Re: block chg tracking
Date: Mon, 16 Feb 2015 10:16:44 -0500
Message-ID: <54E209DC.9020709_at_yahoo.com>
On 02/16/2015 09:00 AM, Jeremy Schneider wrote:
> Obviously, reducing reads does matter (and RTO matters too). Running
> full backups every four to six hours on production won't fly at many
> places - and increasingly,
Every four to six hours? Full backup is usually run on daily basis. And even every 4 to 6 hours is possible, if the backup is SAN snapshot.
> the "wee hours of the morning" are another
> global customer's business day.
That is true. That's why a lot of attention needs to be devoted for scheduling, unless the full backup is actually a snapshot.

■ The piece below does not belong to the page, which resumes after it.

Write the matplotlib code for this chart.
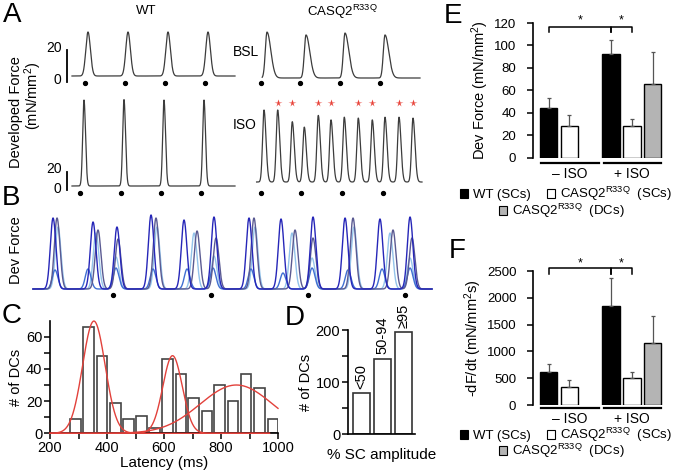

> In fact I've heard CIO's mandate that
> no backups are allowed from the primary production database at all
> (even weekends), after very messy performance-related support cases
> with their customers (internal or external). Sometimes it's
> worthwhile to remove this factor so people can't blame it, even when
> you know it's not the root problem. The common solution I've seen for
> that situation is offloading backups to a physical standby - as Kenny
> discussed. And in that situation, you can still leverage pretty much
> any strategy under the sun including a backup system that supports
> dedupe.
That is true, but what Kenny described is not a typical solution. Kenny described the snapshot-only solution which doesn't include long term data preservation, like the one mandated by SOX or HIPAA. Those solutions can be combined. Also, please note that snapshots are fast. Running a full DB backup as snapshot every 4 to 6 hours is not a problem. Note that once you have snapshot, copying the files to tape can be done using file system utilities like tar, cpio or rm (if 100% compression is needed). The only remaining problem is the one of cataloging these backups and modern backup utilities do that for you.